The $60.4 billion bill passed by the Senate at the end of the 112th Congress came under fire from Republicans for providing money for states far away from the Northeast, where Sandy struck.
House Republicans believe their Sandy proposal is better. It consists of a base bill of $17 billion that would fund the Federal Emergency Management Agency, help repair buildings and provide money for transit authorities in New York and New Jersey.
Rep. Rodney Frelinghuysen (R-N.J.) has also offered a $33.7 billion amendment that supporters describe as an effort to fund longer-term activities aimed at mitigating future storm damage. For example, it would give the National Oceanic and Atmospheric Administration half a billion dollars to improve severe-weather forecasts and warnings.
Frelinghuysen has said his amendment is an improvement over the Senate bill because all the aid is local to New York, New Jersey and Connecticut. But McClintock said much of this money cannot be classified as urgent, and should be taken out of the bill.

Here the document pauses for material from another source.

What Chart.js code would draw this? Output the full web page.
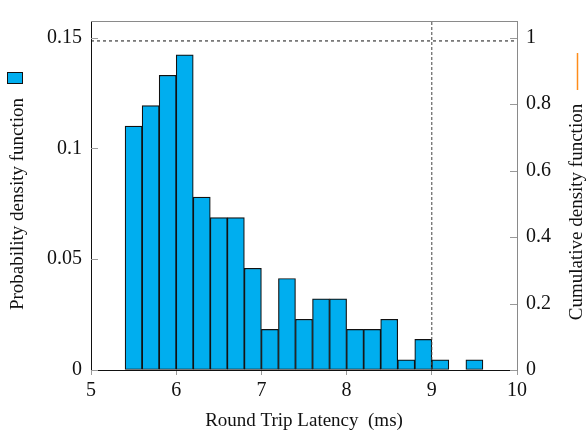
<!DOCTYPE html>
<html><head><meta charset="utf-8">
<script src="https://cdn.jsdelivr.net/npm/chart.js@4/dist/chart.umd.min.js"></script>
<style>html,body{margin:0;padding:0;background:#fff}#wrap{width:586px;height:434px}</style>
</head><body><div id="wrap"><canvas id="c" width="586" height="434"></canvas></div>
<script>
// ---- data ----
const binCenters = [5.5,5.7,5.9,6.1,6.3,6.5,6.7,6.9,7.1,7.3,7.5,7.7,7.9,8.1,8.3,8.5,8.7,8.9,9.1,9.3,9.5,9.7];
const pdfValues  = [0.1101,0.1193,0.1330,0.1422,0.0780,0.0688,0.0688,0.0459,0.0183,0.0413,0.0229,0.0321,0.0321,0.0183,0.0183,0.0229,0.0046,0.0138,0.0046,0,0.0046,0];
const xTicks   = [5,6,7,8,9,10];
const pdfTicks = [0,0.05,0.1,0.15];
const cdfTicks = [0,0.2,0.4,0.6,0.8,1];
const p99Latency = 9;
const p99Cdf = 0.99;
const xTitle = 'Round Trip Latency  (ms)';
const pdfTitle = 'Probability density function';
const cdfTitle = 'Cumulative density function';

const FONT = '"Liberation Serif", "Times New Roman", serif';
const barColor = '#00AEEF';
const cdfColor = '#FF8C1A';
const fmt = v => String(+Number(v).toFixed(4));

const decor = {
  id: 'decor',
  afterDraw(chart) {
    const {ctx, chartArea: a, scales} = chart;
    ctx.save();
    // top frame
    ctx.strokeStyle = '#8a8a8a'; ctx.lineWidth = 1;
    ctx.beginPath(); ctx.moveTo(a.left, a.top + 0.5); ctx.lineTo(a.right, a.top + 0.5); ctx.stroke();
    // inward ticks
    ctx.strokeStyle = '#9a9a9a';
    scales.y.ticks.forEach(t => {
      const py = Math.round(scales.y.getPixelForValue(t.value)) + 0.5;
      ctx.beginPath(); ctx.moveTo(a.left, py); ctx.lineTo(a.left + 7, py); ctx.stroke();
    });
    scales.y2.ticks.forEach(t => {
      const py = Math.round(scales.y2.getPixelForValue(t.value)) + 0.5;
      ctx.beginPath(); ctx.moveTo(a.right, py); ctx.lineTo(a.right - 7, py); ctx.stroke();
    });
    // titles
    ctx.fillStyle = '#111';
    ctx.font = '19px ' + FONT;
    ctx.textAlign = 'center'; ctx.textBaseline = 'middle';
    ctx.fillText(xTitle, (a.left + a.right) / 2, 421);
    ctx.save(); ctx.translate(18, 204); ctx.rotate(-Math.PI / 2); ctx.fillText(pdfTitle, 0, 0); ctx.restore();
    ctx.save(); ctx.translate(577, 212); ctx.rotate(-Math.PI / 2); ctx.fillText(cdfTitle, 0, 0); ctx.restore();
    // legend symbols
    ctx.fillStyle = barColor; ctx.strokeStyle = '#111'; ctx.lineWidth = 1;
    ctx.fillRect(7.5, 72.5, 15, 11); ctx.strokeRect(7.5, 72.5, 15, 11);
    ctx.strokeStyle = cdfColor; ctx.lineWidth = 1.5;
    ctx.beginPath(); ctx.moveTo(577.5, 53); ctx.lineTo(577.5, 90); ctx.stroke();
    ctx.restore();
  }
};

new Chart(document.getElementById('c'), {
  type: 'bar',
  data: {
    datasets: [
      {
        type: 'line', order: 0, yAxisID: 'y2',
        data: [{x: xTicks[0], y: p99Cdf}, {x: xTicks[xTicks.length - 1], y: p99Cdf}],
        borderColor: '#111', borderWidth: 1, borderDash: [3, 3], pointRadius: 0, fill: false
      },
      {
        type: 'line', order: 0, yAxisID: 'y2',
        data: [{x: p99Latency, y: 0}, {x: p99Latency, y: 1.05}],
        borderColor: '#444', borderWidth: 1, borderDash: [3, 2], pointRadius: 0, fill: false
      },
      {
        type: 'bar', order: 1, yAxisID: 'y',
        data: binCenters.map((c, i) => ({x: c, y: pdfValues[i]})),
        backgroundColor: barColor, borderColor: '#111', borderWidth: 1.2,
        barPercentage: 1, categoryPercentage: 1, borderSkipped: false
      }
    ]
  },
  options: {
    responsive: false, animation: false, devicePixelRatio: 1,
    layout: {padding: {top: 16, left: 0, right: 0, bottom: 0}},
    plugins: {legend: {display: false}, tooltip: {enabled: false}},
    scales: {
      x: {
        type: 'linear', min: 5, max: 10, offset: false,
        afterBuildTicks: s => { s.ticks = xTicks.map(v => ({value: v})); },
        afterFit: s => { s.height = 64; },
        grid: {offset: false, drawOnChartArea: false, drawTicks: true, tickLength: 5, color: '#9a9a9a'},
        border: {display: true, color: '#111', width: 1},
        ticks: {font: {family: FONT, size: 20}, color: '#111', padding: 4, maxRotation: 0, callback: fmt}
      },
      y: {
        type: 'linear', position: 'left', min: 0, max: 0.1575,
        afterBuildTicks: s => { s.ticks = pdfTicks.map(v => ({value: v})); },
        afterFit: s => { s.width = 91; },
        grid: {drawOnChartArea: false, drawTicks: false},
        border: {display: true, color: '#111', width: 1},
        ticks: {font: {family: FONT, size: 20}, color: '#111', padding: 9, callback: fmt}
      },
      y2: {
        type: 'linear', position: 'right', min: 0, max: 1.05,
        afterBuildTicks: s => { s.ticks = cdfTicks.map(v => ({value: v})); },
        afterFit: s => { s.width = 69; },
        grid: {drawOnChartArea: false, drawTicks: false},
        border: {display: true, color: '#8a8a8a', width: 1},
        ticks: {font: {family: FONT, size: 20}, color: '#111', padding: 9, callback: fmt}
      }
    }
  },
  plugins: [decor]
});
</script>
</body></html>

"It has nothing to do with disaster relief," he said.
Speaker John Boehner (R-Ohio) has said the House would hold votes on the Sandy package on Jan. 15. As of the middle of this week, it was unclear how many amendments might be proposed, and how many the House Rules Committee would allow to be considered on the House floor.
Amendments to cut the size of the bill are likely to lead to division among Republicans, just as last week's NFIP vote split the party. Democratic support to maintain the size of the bill — and possibly expand it further — means McClintock and other Republicans face an uphill fight in trying to shrink the bill.
"But that's not an argument for not trying," he said.